Thursday, December 01, 2011

Heuler, Made-Up Man (2011)

Karen Heuler, The Made-Up Man. Livingston Press, 2011. Pp. 284. ISBN 9 78-1-60489-080-8. $21.00.

Reviewed by N.A. Jackson

Karen Heuler’s novel begins with a cautionary statement for the post-feminist:
“There are three things a woman should take for granted: looks will fade, men will stray, and wishes are worthless without actions.”
Alyson, a thirty five year old editorial assistant, is on the cusp of learning the bitter truth of this dictum. As the novel opens she lives in a comfortable relationship (or at least in a state of blissful ignorance) with her boyfriend Peter, until she discovers he's having an affair with her best friend, Maggie. The torrent of emotions she experiences, from self-pity to hatred and a desire for revenge, lead her to enter into a Faustian bargain with a gypsy, Madame Hope, who agrees to change her into a man in exchange for her soul.

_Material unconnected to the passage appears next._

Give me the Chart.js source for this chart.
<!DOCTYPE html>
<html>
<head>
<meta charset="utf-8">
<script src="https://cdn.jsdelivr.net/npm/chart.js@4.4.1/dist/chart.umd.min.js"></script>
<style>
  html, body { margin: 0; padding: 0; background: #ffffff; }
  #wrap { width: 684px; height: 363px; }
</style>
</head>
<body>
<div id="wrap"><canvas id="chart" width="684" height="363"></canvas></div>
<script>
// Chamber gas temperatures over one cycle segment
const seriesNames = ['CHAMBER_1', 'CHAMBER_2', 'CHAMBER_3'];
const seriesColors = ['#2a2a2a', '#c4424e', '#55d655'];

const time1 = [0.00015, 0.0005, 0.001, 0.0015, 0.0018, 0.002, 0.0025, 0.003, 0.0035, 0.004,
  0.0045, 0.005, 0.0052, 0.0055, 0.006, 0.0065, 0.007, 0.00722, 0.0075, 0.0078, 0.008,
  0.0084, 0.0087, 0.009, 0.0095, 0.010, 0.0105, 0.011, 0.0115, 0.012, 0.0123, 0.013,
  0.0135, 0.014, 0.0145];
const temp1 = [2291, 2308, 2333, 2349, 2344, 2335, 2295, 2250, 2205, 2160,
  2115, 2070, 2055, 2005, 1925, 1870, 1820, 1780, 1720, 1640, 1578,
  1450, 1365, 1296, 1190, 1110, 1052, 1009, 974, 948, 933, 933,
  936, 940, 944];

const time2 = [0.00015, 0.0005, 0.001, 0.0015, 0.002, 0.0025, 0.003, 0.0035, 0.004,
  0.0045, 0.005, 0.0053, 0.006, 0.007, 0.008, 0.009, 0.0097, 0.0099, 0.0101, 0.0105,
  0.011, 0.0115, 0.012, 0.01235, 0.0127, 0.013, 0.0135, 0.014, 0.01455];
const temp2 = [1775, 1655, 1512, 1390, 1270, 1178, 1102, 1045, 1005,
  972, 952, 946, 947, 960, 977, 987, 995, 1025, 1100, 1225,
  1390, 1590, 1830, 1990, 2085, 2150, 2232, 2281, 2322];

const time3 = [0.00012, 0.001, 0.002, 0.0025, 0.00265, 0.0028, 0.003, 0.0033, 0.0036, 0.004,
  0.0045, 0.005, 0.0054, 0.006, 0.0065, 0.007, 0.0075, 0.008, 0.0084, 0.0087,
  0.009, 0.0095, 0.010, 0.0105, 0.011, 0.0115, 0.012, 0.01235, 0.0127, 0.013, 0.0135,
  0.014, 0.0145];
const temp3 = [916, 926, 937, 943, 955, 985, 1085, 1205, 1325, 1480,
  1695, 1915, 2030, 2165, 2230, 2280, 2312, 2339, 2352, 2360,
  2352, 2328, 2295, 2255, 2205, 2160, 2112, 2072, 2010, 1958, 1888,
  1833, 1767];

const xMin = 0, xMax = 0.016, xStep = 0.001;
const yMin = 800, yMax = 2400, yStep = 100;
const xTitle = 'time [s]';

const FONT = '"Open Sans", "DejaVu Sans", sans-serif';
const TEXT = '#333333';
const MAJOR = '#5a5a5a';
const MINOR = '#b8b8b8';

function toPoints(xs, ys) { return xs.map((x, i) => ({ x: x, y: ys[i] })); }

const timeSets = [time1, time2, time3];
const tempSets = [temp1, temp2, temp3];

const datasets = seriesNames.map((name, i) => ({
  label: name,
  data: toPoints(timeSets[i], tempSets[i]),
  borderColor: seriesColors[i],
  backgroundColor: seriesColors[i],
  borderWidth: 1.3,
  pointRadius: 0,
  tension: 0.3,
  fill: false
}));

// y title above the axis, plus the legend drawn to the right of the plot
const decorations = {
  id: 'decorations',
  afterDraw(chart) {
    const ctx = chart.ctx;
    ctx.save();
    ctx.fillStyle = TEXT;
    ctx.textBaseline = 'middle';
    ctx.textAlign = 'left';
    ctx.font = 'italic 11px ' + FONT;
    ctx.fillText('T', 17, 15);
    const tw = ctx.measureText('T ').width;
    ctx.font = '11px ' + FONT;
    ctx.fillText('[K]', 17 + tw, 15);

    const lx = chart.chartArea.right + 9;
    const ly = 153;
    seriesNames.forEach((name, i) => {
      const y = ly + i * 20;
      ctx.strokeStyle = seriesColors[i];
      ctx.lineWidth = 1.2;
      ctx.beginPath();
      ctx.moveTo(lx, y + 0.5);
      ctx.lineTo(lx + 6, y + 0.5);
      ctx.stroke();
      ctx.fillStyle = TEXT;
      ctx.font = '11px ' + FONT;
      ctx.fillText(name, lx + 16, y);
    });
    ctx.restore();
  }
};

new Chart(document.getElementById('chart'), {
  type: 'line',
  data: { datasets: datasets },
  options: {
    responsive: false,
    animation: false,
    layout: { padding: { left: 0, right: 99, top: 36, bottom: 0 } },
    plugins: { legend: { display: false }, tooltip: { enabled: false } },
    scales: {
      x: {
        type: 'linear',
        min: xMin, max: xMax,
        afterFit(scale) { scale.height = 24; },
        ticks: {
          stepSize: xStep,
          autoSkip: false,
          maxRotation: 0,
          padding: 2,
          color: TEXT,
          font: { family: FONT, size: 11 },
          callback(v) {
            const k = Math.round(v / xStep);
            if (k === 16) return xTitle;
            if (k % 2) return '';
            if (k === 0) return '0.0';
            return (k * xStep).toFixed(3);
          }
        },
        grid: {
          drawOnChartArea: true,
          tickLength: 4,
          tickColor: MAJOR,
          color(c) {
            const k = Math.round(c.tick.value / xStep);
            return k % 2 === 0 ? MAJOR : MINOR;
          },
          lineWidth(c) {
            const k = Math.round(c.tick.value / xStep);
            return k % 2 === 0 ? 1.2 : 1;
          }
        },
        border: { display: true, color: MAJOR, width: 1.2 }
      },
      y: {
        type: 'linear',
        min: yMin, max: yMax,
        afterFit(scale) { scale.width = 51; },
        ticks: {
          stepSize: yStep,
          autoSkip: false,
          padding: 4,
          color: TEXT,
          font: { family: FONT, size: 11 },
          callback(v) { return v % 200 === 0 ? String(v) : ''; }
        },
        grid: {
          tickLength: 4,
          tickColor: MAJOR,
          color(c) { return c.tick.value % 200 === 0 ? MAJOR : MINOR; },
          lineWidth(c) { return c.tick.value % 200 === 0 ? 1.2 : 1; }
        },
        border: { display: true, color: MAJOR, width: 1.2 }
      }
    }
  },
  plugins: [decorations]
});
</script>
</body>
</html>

This is more than just well-written fantasy; it's an articulate psychological study of a woman's perception of her gender role. The strength of the book rests on its assured rendering of the journey from a female to a male viewpoint. Alyson, like Marlowe's Dr Faustus, is an intensely self-reflective character who retains a sharp consciousness of what she has lost as well as what she stands to gain from her gender swap. Heuler manages the shifting viewpoints of the central character well, whilst providing a convincing world of work and leisure within which Alyson plays out the drama of her new-found masculinity. Bob, Alyson's masculine alter-ego, plunges headlong into a struggle for success, wealth and sexual conquest.

Interestingly, unlike Goethe or Marlowe's literary creations, Alyson/Bob seems to exercise greater autonomy at the same time as her/his aspirations have shrunk to the socio-economic mindset of middle class USA. This is a Faust for the 21st century: goal-orientated, workaholic and status aware.

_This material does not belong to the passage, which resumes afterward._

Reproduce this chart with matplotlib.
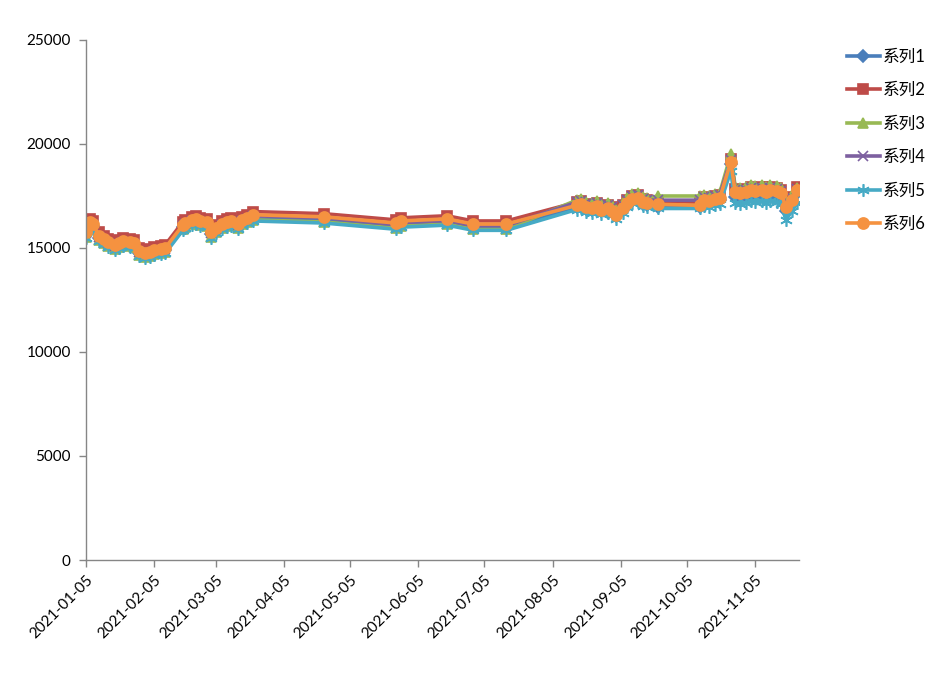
import pandas as pd
import matplotlib
matplotlib.use('Agg')
import matplotlib.pyplot as plt
import matplotlib.dates as mdates

plt.rcParams['font.family'] = ['Lato', 'Noto Sans CJK SC', 'DejaVu Sans']

dates = [
    '2021-01-05', '2021-01-06', '2021-01-07', '2021-01-08', '2021-01-11', '2021-01-13', '2021-01-15',
    '2021-01-18', '2021-01-20', '2021-01-22', '2021-01-25', '2021-01-27', '2021-01-29',
    '2021-02-01', '2021-02-03', '2021-02-05', '2021-02-08', '2021-02-10', '2021-02-18', '2021-02-19',
    '2021-02-22', '2021-02-24', '2021-02-26',
    '2021-03-01', '2021-03-03', '2021-03-05', '2021-03-08', '2021-03-10', '2021-03-12', '2021-03-15',
    '2021-03-17', '2021-03-19', '2021-03-22',
    '2021-04-23',
    '2021-05-26', '2021-05-28',
    '2021-06-18', '2021-06-30',
    '2021-07-15',
    '2021-08-16', '2021-08-18', '2021-08-20', '2021-08-23', '2021-08-25', '2021-08-27', '2021-08-30',
    '2021-09-01', '2021-09-03', '2021-09-06', '2021-09-08', '2021-09-10', '2021-09-13', '2021-09-15',
    '2021-09-17', '2021-09-22',
    '2021-10-11', '2021-10-13', '2021-10-15', '2021-10-18', '2021-10-20', '2021-10-25', '2021-10-27',
    '2021-10-29',
    '2021-11-01', '2021-11-03', '2021-11-05', '2021-11-08', '2021-11-10', '2021-11-12', '2021-11-15',
    '2021-11-17', '2021-11-19', '2021-11-22', '2021-11-24',
]

s1 = [15650, 16000, 16150, 16050, 15500, 15350, 15200, 15050, 15150, 15250, 15200, 15150, 14750,
      14650, 14700, 14800, 14850, 14900, 16000, 16100, 16250, 16300, 16200,
      16150, 15650, 15850, 16050, 16150, 16200, 16050, 16250, 16350, 16400,
      16350,
      16050, 16150,
      16250, 16000,
      16000,
      16970, 17020, 16870, 16820, 16920, 16770, 16820,
      16720, 16520, 16820, 17070, 17270, 17320, 17120, 17070, 16950,
      16950, 17200, 17150, 17250, 17300, 19050, 17450, 17400,
      17450, 17500, 17450, 17500, 17400, 17500, 17450, 17350, 16800, 17100, 17650]

s2 = [15900, 16250, 16400, 16300, 15750, 15600, 15450, 15300, 15400, 15500, 15450, 15400, 15000,
      14900, 14950, 15050, 15100, 15150, 16250, 16350, 16500, 16550, 16450,
      16400, 15900, 16100, 16300, 16400, 16450, 16300, 16500, 16600, 16750,
      16650,
      16350, 16450,
      16550, 16300,
      16300,
      17200, 17250, 17100, 17050, 17150, 17000, 17050,
      16950, 16750, 17050, 17300, 17500, 17550, 17350, 17300, 17250,
      17200, 17450, 17400, 17500, 17550, 19300, 17850, 17800,
      17850, 17950, 17900, 17950, 17850, 17950, 17900, 17800, 17100, 17450, 17950]

s3 = [15550, 15900, 16050, 15950, 15400, 15250, 15100, 14950, 15050, 15150, 15100, 15050, 14650,
      14550, 14600, 14700, 14750, 14800, 15900, 16000, 16150, 16200, 16100,
      16050, 15550, 15750, 15950, 16050, 16100, 15950, 16150, 16250, 16350,
      16250,
      15950, 16050,
      16150, 15900,
      15900,
      17300, 17350, 17200, 17150, 17250, 17100, 17150,
      17050, 16850, 17150, 17400, 17600, 17650, 17450, 17400, 17500,
      17500, 17550, 17500, 17600, 17650, 19500, 17950, 17900,
      17950, 18050, 18000, 18050, 17950, 18050, 18000, 17900, 17200, 17550, 17900]

s4 = [15700, 16050, 16200, 16100, 15550, 15400, 15250, 15100, 15200, 15300, 15250, 15200, 14800,
      14700, 14750, 14850, 14900, 14950, 16050, 16150, 16300, 16350, 16250,
      16200, 15700, 15900, 16100, 16200, 16250, 16100, 16300, 16400, 16550,
      16450,
      16120, 16220,
      16320, 16070,
      16070,
      17200, 17250, 17100, 17050, 17150, 17000, 17050,
      16950, 16700, 17050, 17300, 17500, 17550, 17350, 17300, 17300,
      17300, 17450, 17400, 17500, 17550, 19250, 17800, 17750,
      17800, 17900, 17850, 17900, 17800, 17900, 17850, 17750, 17050, 17400, 17850]

s5 = [15500, 15850, 16000, 15900, 15350, 15200, 15050, 14900, 15000, 15100, 15050, 15000, 14600,
      14500, 14550, 14650, 14700, 14750, 15850, 15950, 16100, 16150, 16050,
      16000, 15500, 15700, 15900, 16000, 16050, 15900, 16100, 16200, 16300,
      16200,
      15900, 16000,
      16100, 15850,
      15850,
      16850, 16900, 16750, 16700, 16800, 16650, 16700,
      16600, 16400, 16700, 16950, 17150, 17200, 17000, 16950, 16900,
      16900, 17000, 16950, 17050, 17100, 18700, 17150, 17100,
      17150, 17250, 17200, 17250, 17150, 17250, 17200, 17100, 16350, 16800, 17150]

s6 = [15750, 16100, 16250, 16150, 15600, 15450, 15300, 15150, 15250, 15350, 15300, 15250, 14850,
      14750, 14800, 14900, 14950, 15000, 16100, 16200, 16350, 16400, 16300,
      16250, 15750, 15950, 16150, 16250, 16300, 16150, 16350, 16450, 16600,
      16500,
      16200, 16300,
      16400, 16150,
      16150,
      17050, 17100, 16950, 16900, 17000, 16850, 16900,
      16800, 16600, 16900, 17150, 17350, 17400, 17200, 17150, 17100,
      17050, 17300, 17250, 17350, 17400, 19150, 17700, 17650,
      17700, 17800, 17750, 17800, 17700, 17800, 17750, 17650, 16950, 17300, 17800]

names = ['系列1', '系列2', '系列3', '系列4', '系列5', '系列6']
colors = ['#4A7EBB', '#BE4B48', '#98B954', '#7D60A0', '#46AAC5', '#F59240']
markers = ['D', 's', '^', 'x', (6, 2, 0), 'o']
sizes = [6, 7, 7, 7, 9, 8]

x = pd.to_datetime(dates)

fig = plt.figure(figsize=(9.44, 6.8), dpi=100)
ax = fig.add_axes([86 / 944, 1 - 560 / 680, (799 - 86) / 944, (560 - 40) / 680])

for vals, name, c, m, ms in zip([s1, s2, s3, s4, s5, s6], names, colors, markers, sizes):
    ax.plot(x, vals, color=c, lw=2.6, marker=m, markersize=ms,
            markerfacecolor=c, markeredgecolor=c, markeredgewidth=1.2, label=name)

ax.set_ylim(0, 25000)
ax.set_yticks(range(0, 25001, 5000))
ax.set_xlim(pd.Timestamp('2021-01-05'), pd.Timestamp('2021-11-25'))
ticks = pd.date_range('2021-01-01', '2021-11-01', freq='MS') + pd.Timedelta(days=4)
ax.set_xticks(ticks)
ax.xaxis.set_major_formatter(mdates.DateFormatter('%Y-%m-%d'))
plt.setp(ax.get_xticklabels(), rotation=45, ha='right', rotation_mode='anchor')

for side in ['top', 'right']:
    ax.spines[side].set_visible(False)
for side in ['left', 'bottom']:
    ax.spines[side].set_color('#868686')
    ax.spines[side].set_linewidth(1)
ax.tick_params(axis='both', colors='#868686', labelcolor='black', labelsize=11, length=5, width=1)
ax.tick_params(axis='y', pad=6)
ax.tick_params(axis='x', pad=4)

fig.legend(loc='upper left', bbox_to_anchor=(840 / 944, 1 - 42 / 680), frameon=False,
           fontsize=12, labelspacing=1.05, handlelength=2.0, handletextpad=0.15, borderaxespad=0)

fig.savefig('out.png', dpi=100)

The fantasy element is confidently executed with some wonderful dreamlike transformation sequences but Heuler’s allegory works mainly because it’s rooted in the everyday. There’s even a Mephistophelean figure in the shape of the gypsy’s dog.

It’s the authentic language of the editorial world and the down-at-heel barfly that gives the novel both its sense of place and its engaging humour. The narrative is alive with comedy. At one point the newly transmogrified Bob is disconcerted to find that despite his otherwise perfectly masculine exterior, he’s still wearing Alyson’s nail polish. After a fruitless search for nail polish remover he’s forced to ask himself: “Why should there be no polish remover? Even more important, however, was why there was polish on his nails. Could the devil manage everything and not manage that?” In fact, Heuler’s devil is often incompetent, making a series of small practical blunders and proving hopeless at DIY.

Bob eventually finds his feet and sets out to achieve alpha male status in the office, with a strategy that leads to him proposing successively to two women. Unusually, this man seems to have an unnatural desire to tie himself down to domesticity and a peculiar urge to pick up and fondle baby clothes on a visit to a maternity store. Perhaps it’s just another of the devil’s blunders—or is Heuler suggesting that neither sex really knows what they want? Whatever the author’s intentions, it makes entertaining reading—Heuler’s instinct for the dramatic pause is always spot on.

Alyson/Bob pursues a range of ambitious editorial promotional projects that have their own complex life. Just occasionally I'd have wished for a little less office banality and a little more magic but Heuler brings off a startling conclusion in a publicity stunt in which contestants compete to score Bigfoot sightings.

Heuler goes under the skin of gender stereotypes and gives a real sense of a character having run the gamut of the emotional and physical spectrum from male to female. Heuler makes us laugh at the egocentric posturing of men and the self-deluding fantasies of women who just want “to love and be loved forever”.